Molded by reform humanists of the Strasbourg and Zurich stamp, the Bremen academy occupied a place of its own within early orthodoxy and Reformed scholasticism. It never lost its specific, moderate, irenic bias, as was apparent in its infralapsarianism, christological universalism and federal theology. With this North-German flavor of the Reformed confession, the polychromy of the Protestant and Reformed traditions, as well as that of the rigid confessionalism in sixteenth- and seventeenth-century Europe, was enriched with yet another nuance.

Religious polemics

In the confessional era religious polemics flourished. In particular, North-German Reformed-Lutheran controversies dealt with sacramental theology, christology and conformity to the Augsburg Confession. They also dealt with images, Melanchthon's orthodoxy and the primogeniture of Lutheranism or Calvinism. Pezel became involved in yearlong polemics on Bremen's confessional course with Paul von Eitzen, Hamelmann, Daniël Hoffmann, Heshusius, Hunnius, Marbach, Petri and Wigand. He was also especially involved in debate with Selneccer on the historical self-image of the Lutherans. In this climate, Bremen's superintendent Pierius and city commander Neubaur had to clear themselves of Lutheran allegations of confessional deviation. As well, the Lutheran general superintendent of Bremen and Verden, Havemann, was accused by the Bremen physician Kozak of stirring up strife between Lutherans and Reformed, thus forfeiting the protection of the (Lutheran) Swedish army. Meanwhile Crocius, 'the real dogmatician of the Bremen school', defended the Reformed heritage against Arminians, Catholics, Spiritualists, Socinians and other exponents of 'heterodoxy'.

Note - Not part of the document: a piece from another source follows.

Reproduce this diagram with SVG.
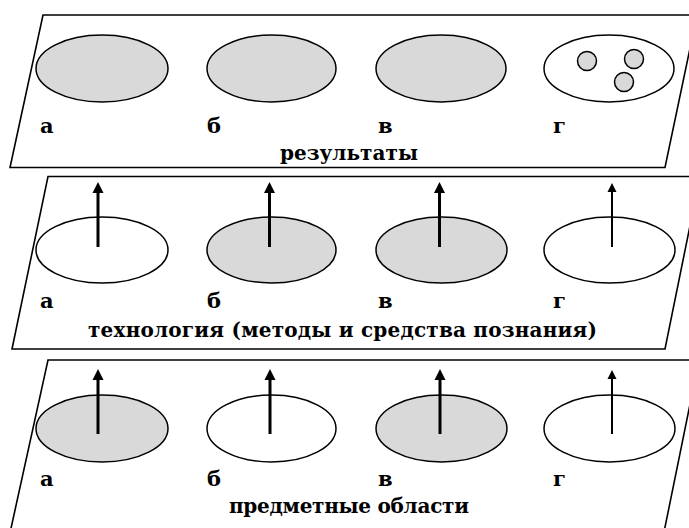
<svg xmlns="http://www.w3.org/2000/svg" width="689" height="528" viewBox="0 0 689 528">
<style>
.panel{fill:#fff;stroke:#000;stroke-width:1.6}
.g{fill:#d9d9d9;stroke:#000;stroke-width:1.5}
.w{fill:#fff;stroke:#000;stroke-width:1.5}
.lbl{font-family:"DejaVu Serif","Liberation Serif",serif;font-weight:bold;font-size:21px;fill:#000}
.ttl{font-family:"DejaVu Serif","Liberation Serif",serif;font-weight:bold;font-size:20px;fill:#000}
.ar{stroke:#000;stroke-width:3;fill:none;marker-end:url(#ah)}
.ar2{stroke:#000;stroke-width:2;fill:none;marker-end:url(#ah2)}
</style>
<defs>
<marker id="ah" markerUnits="userSpaceOnUse" markerWidth="12" markerHeight="12" viewBox="0 0 12 12" refX="2" refY="6" orient="auto">
<path d="M0,0.5 L11,6 L0,11.5 z" fill="#000"/>
</marker>
<marker id="ah2" markerUnits="userSpaceOnUse" markerWidth="10" markerHeight="10" viewBox="0 0 10 10" refX="2" refY="5" orient="auto">
<path d="M0,0.5 L9,5 L0,9.5 z" fill="#000"/>
</marker>
</defs>
<rect width="689" height="528" fill="#fff"/>

<g id="panel-results">
<polygon class="panel" points="43,15 697,15 665,167.5 10,167.5"/>
<ellipse class="g" cx="102" cy="68.5" rx="66" ry="33.5"/>
<ellipse class="g" cx="271.5" cy="68.5" rx="64.5" ry="33.5"/>
<ellipse class="g" cx="441" cy="68.5" rx="65" ry="33.5"/>
<ellipse class="w" cx="609" cy="68.5" rx="65" ry="33.5"/>
<circle class="g" cx="587" cy="61" r="9.5"/>
<circle class="g" cx="634" cy="59" r="9.5"/>
<circle class="g" cx="624" cy="82" r="9.5"/>
<text class="lbl" x="40" y="133">а</text>
<text class="lbl" x="207" y="133">б</text>
<text class="lbl" x="378" y="133">в</text>
<text class="lbl" x="553" y="133">г</text>
<text class="ttl" x="280" y="160" textLength="138" lengthAdjust="spacing">результаты</text>
</g>

<g id="panel-technology">
<polygon class="panel" points="48,176.5 700,176.5 665,349 12,349"/>
<ellipse class="w" cx="102" cy="250" rx="66" ry="33"/>
<ellipse class="g" cx="271.5" cy="250" rx="64.5" ry="33"/>
<ellipse class="g" cx="441.5" cy="250" rx="65.5" ry="33"/>
<ellipse class="w" cx="609.5" cy="250" rx="65.5" ry="33"/>
<text class="lbl" x="40" y="308">а</text>
<text class="lbl" x="207" y="308">б</text>
<text class="lbl" x="378" y="308">в</text>
<text class="lbl" x="553" y="308">г</text>
<text class="ttl" x="88" y="337" textLength="509" lengthAdjust="spacing">технология (методы и средства познания)</text>
</g>

<g id="panel-domains">
<polygon class="panel" points="48,360 699,360 662,542 8,542"/>
<ellipse class="g" cx="102" cy="428.5" rx="66" ry="33.5"/>
<ellipse class="w" cx="271.5" cy="428.5" rx="64.5" ry="33.5"/>
<ellipse class="g" cx="441.5" cy="428.5" rx="65.5" ry="33.5"/>
<ellipse class="w" cx="609.5" cy="428.5" rx="65.5" ry="33.5"/>
<text class="lbl" x="40" y="486">а</text>
<text class="lbl" x="207" y="486">б</text>
<text class="lbl" x="378" y="486">в</text>
<text class="lbl" x="553" y="486">г</text>
<text class="ttl" x="229" y="513" textLength="240" lengthAdjust="spacing">предметные области</text>
</g>

<g id="connectors">
<line class="ar" x1="98" y1="247" x2="98" y2="191"/>
<line class="ar" x1="269.5" y1="247" x2="269.5" y2="191"/>
<line class="ar" x1="439.5" y1="247" x2="439.5" y2="191"/>
<line class="ar2" x1="612" y1="247" x2="612" y2="190"/>
<line class="ar" x1="98" y1="434" x2="98" y2="378"/>
<line class="ar" x1="270" y1="434" x2="270" y2="378"/>
<line class="ar" x1="440" y1="434" x2="440" y2="378"/>
<line class="ar2" x1="612" y1="434" x2="612" y2="377"/>
</g>
</svg>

As to the 'mother church' of Dutch Calvinism, the second installment of this collection offers editions of the 1571 Synod, Laski's and Micronius's Church order and the latter's Short instruction on the Lord's Supper. It also includes publications on the new shorter Emden Catechism, the eucharistic doctrine, debates with Anabaptists and the East-Frisian government and religious politics.

Biographies, calendars, devotional and liturgical writings, historiography, letters, sermons

This collection is completed by a substantial set of selected letters; sermons and commentaries; calendars and liturgical regulations, hymnbooks, prayers and devotional writings. There are also biographies, autobiographies and funeral sermons; city histories, accounts of East Friesland's, Saxony's and Northern Germany's natural, political, intellectual and ecclesiastical history, geography and topography; and historiographical standard works.

Together, the first and second installments of this collection offer a unique and at the same time exemplary vista of two centuries of Reformed Protestantism in its local Lutheran and international Reformed contexts.